On the same day the in-elevator video showing running back Ray Rice’s assault on his then-fiancée (now wife) emerged, the Ravens cut Rice and the NFL suspended him indefinitely, less than an hour apart.
In November, a former federal judge scuttled the NFL’s action against Rice. On Thursday, Rice’s attack against the team’s decision heads to a hearing, with more than $3.5 million hanging in the balance.
According to the Baltimore Sun, arbitrator Shyam Das will preside over the question of whether the Ravens’ decision to terminate Rice’s employment violates Article 46, Section 4 of the Collective Bargaining Agreement: “The Commissioner and a Club will not both discipline a player for the same act or conduct. The Commissioner’s disciplinary action will preclude or supersede disciplinary action by any Club for the same act or conduct.”
The Commissioner suspended Rice for two games in July for the assault. Throughout the process, the Ravens stood behind Rice. Even after the NFL announced the two-game ban, the Ravens publicly supported him.
“We know what it is to be a parent,” Ravens P.R. chief Kevin Byrne wrote for the team’s website after the two-game suspension was announced. “We know what it is to support a child after a mistake. We know the importance of turning the situation around and becoming better. We know turning your back on a loved one in a time of need is not what families do.”
That family abruptly turned its back on Rice the same day the in-elevator video was released — and only four days before Rice’s two-game suspension was set to end.
The league and those who defend and support its broad powers will say that teams can cut players for any reason and at any time. Paragraph 11 of the Standard Player Contract permits the team to cut a player “[i]f at any time, in the sole judgment of Club, Player’s skill or performance has been unsatisfactory as compared with that of other players competing for positions on Club’s roster.” Paragraph 11 also allows termination “if, in Club’s opinion, Player is anticipated to make less of a contribution to Club’s ability to compete on the playing field than another player or players whom Club intends to sign or attempts to sign, or another player or players who is or are already on Club’s roster, and for whom Club needs room.”
Then there’s the provision from Paragraph 11 that the Ravens could have — and arguably should have — relied upon perhaps within days after the February 15 incident: “[I]f Player has engaged in personal conduct reasonably judged by Club to adversely effect or reflect on Club, then Club may terminate this contract.”
Those words, standing alone, would definitely permit Rice to be cut. However, Paragraph 21 of the Standard Player Contract states that the CBA “will take precedence over conflicting provisions of this contract relating to the rights or obligations of either party.” In other words, the ability to cut a player for misconduct is superseded by Article 46, Section 4, which permits only one punishment.
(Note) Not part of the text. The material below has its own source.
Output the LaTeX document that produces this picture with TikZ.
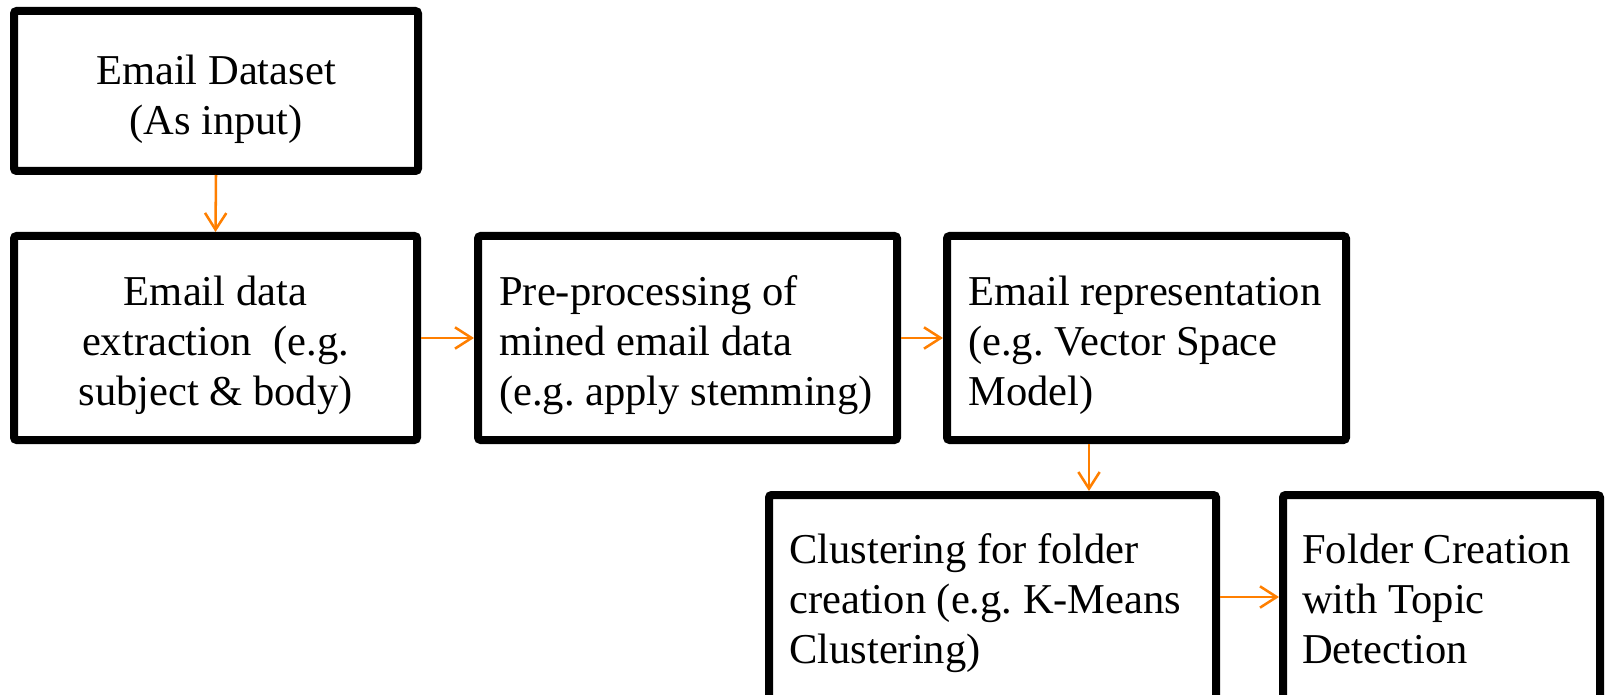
\documentclass[tikz,border=0pt]{standalone}
\usepackage{fontspec}
\setmainfont{Liberation Serif}
\usetikzlibrary{arrows.meta}
\definecolor{arrorange}{RGB}{255,127,0}
\hyphenpenalty=10000
\exhyphenpenalty=10000
\frenchspacing
\begin{document}
\begin{tikzpicture}[x=0.75pt,y=-0.75pt,
  box/.style={draw=black,line width=6pt,rounded corners=2pt,fill=white,
    inner sep=0pt},
  txt/.style={inner sep=0pt,font=\fontsize{31.9}{37.5}\selectfont},
  flow/.style={draw=arrorange,line width=1.9pt,
    -{Straight Barb[length=12.5pt,width=16pt,line width=1.9pt]}}]
\useasboundingbox (0,0) rectangle (1606,695);
\clip (0,0) rectangle (1606,695);
% boxes
\node[box,minimum width=404*0.75pt,minimum height=160*0.75pt] (b1) at (216,91) {};
\node[box,minimum width=403*0.75pt,minimum height=204*0.75pt] (b2) at (215.5,338) {};
\node[box,minimum width=419*0.75pt,minimum height=204*0.75pt] (b3) at (687.5,338) {};
\node[box,minimum width=399*0.75pt,minimum height=204*0.75pt] (b4) at (1146.5,338) {};
\node[box,minimum width=447*0.75pt,minimum height=204*0.75pt] (b5) at (992.5,597) {};
\node[box,minimum width=317*0.75pt,minimum height=204*0.75pt] (b6) at (1441.5,597) {};
% texts
\node[txt,align=center] (t1) at (216,99)
  {Email Dataset\\(As input)};
\node[txt,align=center] (t2) at (215.5,345)
  {Email data\\extraction\ \ (e.g.\\subject \& body)};
\node[txt,align=left,anchor=west] (t3) at (499,345)
  {Pre-processing of\\mined email data\\(e.g. apply stemming)};
\node[txt,align=left,anchor=west] (t4) at (968,345)
  {Email representation\\(e.g. Vector Space\\Model)};
\node[txt,align=left,anchor=west] (t5) at (789,603)
  {Clustering for folder\\creation (e.g. K-Means\\Clustering)};
\node[txt,align=left,anchor=west] (t6) at (1302,599)
  {Folder Creation\\with Topic\\Detection};
% connectors
\coordinate (c4) at (1089,0);
\draw[flow] (b1.south) -- (b2.north);
\draw[flow] (b2.east) -- (b3.west);
\draw[flow] (b3.east) -- (b4.west);
\draw[flow] (b4.south -| c4) -- (b5.north -| c4);
\draw[flow] (b5.east) -- (b6.west);
\end{tikzpicture}
\end{document}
For the Ravens, then, the choices are fairly limited. First, they can try to argue that cutting a player for conduct that adversely effects or reflects on the team doesn’t constitute an effort to punish the player but an attempt to help the team get beyond an embarrassing episode. Cutting against that argument will be the team’s strong and persistent public support for Rice at a time when, as demonstrated by Robert Mueller’s report, the team knew a lot more about what exactly happened in the elevator.
Put simply, the Ravens endured the embarrassment (and contributed to it, via that ill-advised pre-Memorial Day weekend press conference during which Janay Palmer Rice apologized for her role in getting knocked out) as long as the stark details of the assault were hidden from public view. Once a video showing an action that the Ravens knew for months had occurred, the team suddenly could no longer tolerate Rice’s presence on the team. It’s hard to imagine a fair-minded arbitrator endorsing that behavior.
Second, the Ravens can try to argue that Rice’s skill or performance has been unsatisfactory, or that they anticipated he would make less of a contribution than another player once reinstated only four days later. They’d have to be able to account for the coincidental nature of cutting him for football reasons only hours after the in-elevator video emerged. And to that we say, “Good luck.”
Common sense suggests that the Ravens cut Rice simply because of the video — a video that the Ravens could have seen, should have seen, and probably didn’t need to see. If they can cobble together an argument that the “personal conduct reasonably judged by Club to adversely effect or reflect on Club” language from Paragraph 11 of the Standard Player Contract somehow overrides or operates independently of Article 46 of the Collective Bargaining Agreement, fine. But if the Ravens try to argue that the move was based solely on football, it’s hard to imagine anyone believing it, and the Ravens deserve to be criticized heavily for advancing a false reason to justify the decision to cut him.
Of course, it’ll be easy for the Ravens to internally justify throwing any plausible argument at the wall. Rice wants another $3.5 million from a team that paid him $25 million from July 2012 through December 2013. The Ravens surely believe it’s not right for Rice to get the extra money. Sometimes, strong beliefs about what’s right can lead a company to do something that objectively can be characterized as wrong.
UPDATE 9:04 a.m. ET: Per a league source, the Rice grievance has been settled.